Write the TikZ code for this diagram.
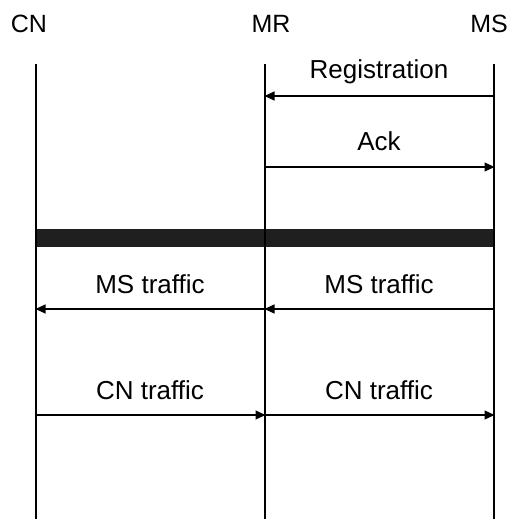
\documentclass[tikz,border=0pt]{standalone}
\usepackage{fontspec}
\setmainfont{Liberation Sans}
\usetikzlibrary{arrows.meta}
\begin{document}
\begin{tikzpicture}[x=1pt,y=-1pt,
  actor/.style={font=\fontsize{25}{30}\selectfont, inner sep=0pt},
  msglabel/.style={font=\fontsize{26}{30}\selectfont, inner sep=0pt},
  lifeline/.style={line width=1.2pt},
  msg/.style={line width=1.2pt, -{Triangle[length=10pt,width=9pt]}, shorten >=-0.5pt},
  barfill/.style={fill=black!88, draw=none}]
  \useasboundingbox (0,0) rectangle (508,519);

  % participants
  \node[actor] (cn) at (29,24) {CN};
  \node[actor] (mr) at (271,24) {MR};
  \node[actor] (ms) at (489,24) {MS};

  % lifeline ends
  \coordinate (cnT) at (36,64);   \coordinate (cnB) at (36,519);
  \coordinate (mrT) at (265,64);  \coordinate (mrB) at (265,519);
  \coordinate (msT) at (494,64);  \coordinate (msB) at (494,519);

  % message anchor points on the lifelines
  \coordinate (ms1) at (494,96);  \coordinate (mr1) at (265,96);
  \coordinate (mr2) at (265,167); \coordinate (ms2) at (494,167);
  \coordinate (ms3) at (494,309); \coordinate (mr3) at (265,309); \coordinate (cn3) at (36,309);
  \coordinate (cn4) at (36,415);  \coordinate (mr4) at (265,415); \coordinate (ms4) at (494,415);

  % data path bar across all lifelines
  \coordinate (barL) at (36,229);
  \coordinate (barR) at (494,247);
  \fill[barfill] (barL) rectangle (barR);

  \draw[lifeline] (cnT) -- (cnB);
  \draw[lifeline] (mrT) -- (mrB);
  \draw[lifeline] (msT) -- (msB);

  % signalling
  \node[msglabel] (reg) at (379,72) {Registration};
  \draw[msg] (ms1) -- (mr1);
  \node[msglabel] (ack) at (379,141) {Ack};
  \draw[msg] (mr2) -- (ms2);

  % traffic
  \node[msglabel] (mst1) at (150,284) {MS traffic};
  \node[msglabel] (mst2) at (379,284) {MS traffic};
  \draw[msg] (ms3) -- (mr3);
  \draw[msg] (mr3) -- (cn3);

  \node[msglabel] (cnt1) at (150,390) {CN traffic};
  \node[msglabel] (cnt2) at (379,390) {CN traffic};
  \draw[msg] (cn4) -- (mr4);
  \draw[msg] (mr4) -- (ms4);
\end{tikzpicture}
\end{document}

----------------------------------------

What is expected →
Write out the listing word for word, omitting the pictures it holds.

Output of the task →
Write the TikZ code for this diagram.
\documentclass[tikz,border=0pt]{standalone}
\usepackage{fontspec}
\setmainfont{Liberation Sans}
\usetikzlibrary{arrows.meta}
\begin{document}
\begin{tikzpicture}[x=1pt,y=-1pt,
  actor/.style={font=\fontsize{25}{30}\selectfont, inner sep=0pt},
  msglabel/.style={font=\fontsize{26}{30}\selectfont, inner sep=0pt},
  lifeline/.style={line width=1.2pt},
  msg/.style={line width=1.2pt, -{Triangle[length=10pt,width=9pt]}, shorten >=-0.5pt},
  barfill/.style={fill=black!88, draw=none}]
  \useasboundingbox (0,0) rectangle (508,519);

  % participants
  \node[actor] (cn) at (29,24) {CN};
  \node[actor] (mr) at (271,24) {MR};
  \node[actor] (ms) at (489,24) {MS};

  % lifeline ends
  \coordinate (cnT) at (36,64);   \coordinate (cnB) at (36,519);
  \coordinate (mrT) at (265,64);  \coordinate (mrB) at (265,519);
  \coordinate (msT) at (494,64);  \coordinate (msB) at (494,519);

  % message anchor points on the lifelines
  \coordinate (ms1) at (494,96);  \coordinate (mr1) at (265,96);
  \coordinate (mr2) at (265,167); \coordinate (ms2) at (494,167);
  \coordinate (ms3) at (494,309); \coordinate (mr3) at (265,309); \coordinate (cn3) at (36,309);
  \coordinate (cn4) at (36,415);  \coordinate (mr4) at (265,415); \coordinate (ms4) at (494,415);

  % data path bar across all lifelines
  \coordinate (barL) at (36,229);
  \coordinate (barR) at (494,247);
  \fill[barfill] (barL) rectangle (barR);

  \draw[lifeline] (cnT) -- (cnB);
  \draw[lifeline] (mrT) -- (mrB);
  \draw[lifeline] (msT) -- (msB);

  % signalling
  \node[msglabel] (reg) at (379,72) {Registration};
  \draw[msg] (ms1) -- (mr1);
  \node[msglabel] (ack) at (379,141) {Ack};
  \draw[msg] (mr2) -- (ms2);

  % traffic
  \node[msglabel] (mst1) at (150,284) {MS traffic};
  \node[msglabel] (mst2) at (379,284) {MS traffic};
  \draw[msg] (ms3) -- (mr3);
  \draw[msg] (mr3) -- (cn3);

  \node[msglabel] (cnt1) at (150,390) {CN traffic};
  \node[msglabel] (cnt2) at (379,390) {CN traffic};
  \draw[msg] (cn4) -- (mr4);
  \draw[msg] (mr4) -- (ms4);
\end{tikzpicture}
\end{document}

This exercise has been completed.